Through 26 games for the R-Phils in the Double-A Eastern League, Ruf has posted impressive numbers, tallying a .362 batting average with 2 homeruns, 11 RBI and 15 runs scored.
A 20th round draft pick by the Phillies in 2009, Ruf has steadily progressed upward in the developmental system during his time as a pro, having made stops in the rookie level Gulf Coast League, Class A Lakewood, Class A Advanced Clearwater and now with Reading.
A solid performer at the plate last year with a .308 average, 17 HR and 82 RBI with Clearwater in the Florida State League, Ruf credits his time playing as a member of the Scottsdale Scorpions last autumn with benefiting his offensive development.
"I think a lot of my success can be attributed to my time in the Arizona Fall League. I got a lot of good learning in, out there. I got to pick the brains of some different coaches and some of the players...guys that have had success at the big league level and everything like that," Ruf stated.
The Creighton University product also acknowledges his four years of collegiate baseball as being helpful in developing the type of player mindset that has become prevalent in today's game.
"It's a very fundamentally sound program. It's built from defense and playing a little small ball, bunting here and there. It's actually kind of what the Major League game is almost going back to, and what they're stressing, at least since I got in the organization, is situational hitting, things like that, which ultimately win games. Not sitting around waiting for a 3-run homerun, to put runs on the board, you have to move runners and you have to get them in when they're on 3rd with less than 2 outs," Ruf said.
Even with all the essential elements, a minor leaguer that is deemed old can have issues within his organization. Slugger Matt Rizzotti is one recent example of a player that the Phillies felt had reached his ceiling in relation to progress, despite his proven success at the Double-A and Triple-A levels. Judgement by the brass isn't something that Ruf sweats.
"I think all four-year college (players) are in the same boat," Ruf said with a laugh. "I'm always going to be old for whatever level I'm playing at, in terms of prospect ages and stuff like that, but it doesn't really bother me. It'll always be a disadvantage, I guess, but if you can play, you can play."
In an organization where former National League Most Valuable Player Ryan Howard is signed with the big league Phillies, to man first base, through at least the 2016 season, players downward on the developmental ladder would clearly seem blocked. And with another older prospect, the versatile Cody Overbeck, holding that same position at the Triple-A level with Lehigh Valley, there's even more talent in the way. That fact is something Ruf admits to pondering, but he chooses to channel the majority of his thoughts away from things he has no control over and more toward what he can have an effect on, which is playing hard and contributing where ever he is assigned.

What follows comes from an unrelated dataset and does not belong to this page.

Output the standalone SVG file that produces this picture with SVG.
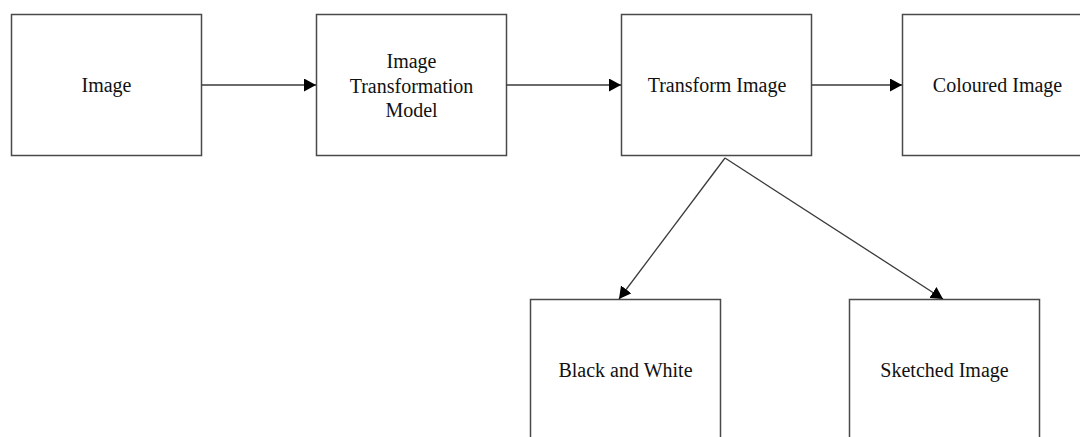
<svg xmlns="http://www.w3.org/2000/svg" width="1080" height="437" viewBox="0 0 1080 437">
<style>
.box{fill:#fff;stroke:#4a4a4a;stroke-width:1.5}
.lbl{font-family:"Liberation Serif","Times New Roman",serif;font-size:20px;fill:#111;text-anchor:middle}
.conn{stroke:#3a3a3a;stroke-width:1.3;fill:none}
</style>
<defs>
<marker id="ah" markerUnits="userSpaceOnUse" markerWidth="13" markerHeight="13" refX="12" refY="6.5" orient="auto">
<path d="M0,0 L12,6.5 L0,13 Z" fill="#000"/>
</marker>
</defs>
<rect width="1080" height="437" fill="#fff"/>
<g id="image">
<rect class="box" x="11.5" y="14.5" width="190" height="141"/>
<text class="lbl" x="106.5" y="92">Image</text>
</g>
<g id="model">
<rect class="box" x="316.5" y="14.5" width="190" height="141"/>
<text class="lbl" x="411.5" y="68">Image</text>
<text class="lbl" x="411.5" y="93">Transformation</text>
<text class="lbl" x="411.5" y="117">Model</text>
</g>
<g id="transform">
<rect class="box" x="621.5" y="14.5" width="190" height="141"/>
<text class="lbl" x="717" y="92">Transform Image</text>
</g>
<g id="coloured">
<rect class="box" x="902.5" y="14.5" width="190" height="141"/>
<text class="lbl" x="997.5" y="92">Coloured Image</text>
</g>
<g id="bw">
<rect class="box" x="530.5" y="299.5" width="190" height="142"/>
<text class="lbl" x="625.5" y="377">Black and White</text>
</g>
<g id="sketched">
<rect class="box" x="849.5" y="299.5" width="190" height="142"/>
<text class="lbl" x="944.5" y="377">Sketched Image</text>
</g>
<g id="connectors">
<line class="conn" x1="201.5" y1="85" x2="316" y2="85" marker-end="url(#ah)"/>
<line class="conn" x1="506.5" y1="85" x2="621" y2="85" marker-end="url(#ah)"/>
<line class="conn" x1="811.5" y1="85" x2="902" y2="85" marker-end="url(#ah)"/>
<line class="conn" x1="725" y1="158" x2="619" y2="299" marker-end="url(#ah)"/>
<line class="conn" x1="725" y1="158" x2="943" y2="299" marker-end="url(#ah)"/>
</g>
</svg>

"It runs through your mind every now and again, but you can only control what you can control. And I can control going out and giving a good effort every day where I'm at, at the current time. I have a bunch of respect for Cody. I got to play with him in Arizona and I have a relationship with him. And I've gotten to talk with Ryan at times, when I've been over for a couple spring training games, and he's been nothing but the nicest guy. So, you just wish them the best and hope they do well and hope that you get an opportunity and take advantage of it."
With a terrific frame of mind and a skill set that is clearly progressing, Darin Ruf could be the individual that breaks the trend of older players who don't quite make that jump to the top level of the game and could very well overcome the obstruction of talent that lies ahead in the Philadelphia organization.